Central to Berry’s conception of agriculture, which he distinguishes from agribusiness, is that agricultural husbandry (if I can use the old-fashioned expression Berry uses) is always local, always focuses on a particular place, its character, its qualities and capabilities, its particular weather, topography, and of course its history. Even wilderness as we think of it, has a history. There are now no truly wild places left on our planet, save in the great oceanic depths perhaps. I think it is important for us to continue to preserve what we call wilderness, albeit our habit of valuing wilderness areas as recreational places is now beginning to undermine them, with hotels, casinos, and condominiums threatening to overwhelm the Grand Canyon, to name one instance. But the great planetary need, as Berry argues forcefully, is for an adequate ethics in regard to working land. I think we Americans have had quite enough of the frontier mentality that regards land and water as resources to be used up before we move on to the next prairie, the next river, the next mountain, to be destroyed in the service of commerce.

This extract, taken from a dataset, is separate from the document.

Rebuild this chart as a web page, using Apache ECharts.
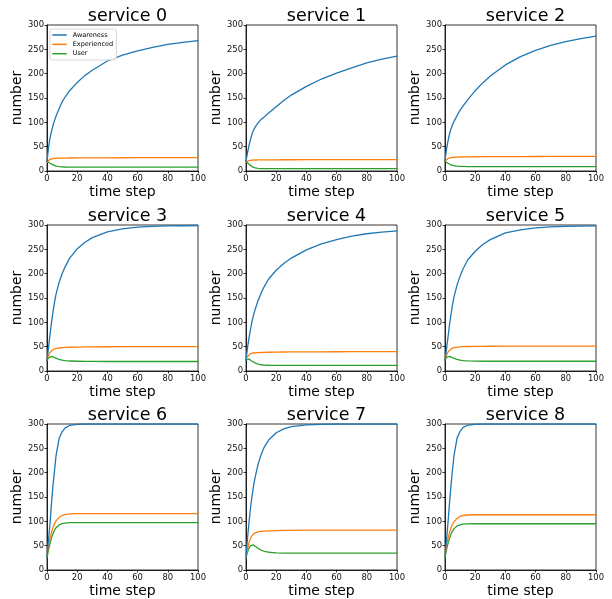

And I think we postmodern humans might well ask ourselves what may be the end point of our extractive industrial logic. What will be the value of the money we have heaped in banks when the real wealth of the planet is gone. Having asked that question, I think we might collectively turn to the places where we live and find that we are native to them. When I lived in the south I thought nostalgically about place as a category of experience, the sense of place as a thing mostly lost; but I am learning from Berry to think that the sense of place is a function of attention and care. Most of us are now native to places that are not capable of the self sufficiency Berry envisions for the ideal family farm. But that’s a myth, even for Berry, or a transcendent archetype. What we could do, as citizens of the mixed places in which we now dwell, is to study the conditions that might enable their renewed flourishing. That flourishing would, for most of us, require the continued importation of many goods and concomitant reliance on services obtained from afar. But we might wish to study conditions required for the preservation and health of the local institutions on which we continue to rely to heal the sick, to educate our children, to put roofs over our heads and food on our tables, to get us from one place to another, to manage and store the funds required by our local systems of exchange, to preserve public order, in general the institutions that support the persons who do the myriad of local jobs that are necessary to the integrity of the local, civilized places in which dwell.

As I continue to think through the things I am learning from Berry, I’ll likely have more to say about these and other matters of local concern, more specific things. But for now, my summer is starting well. I can only wish a similar good fortune to all who read these pages.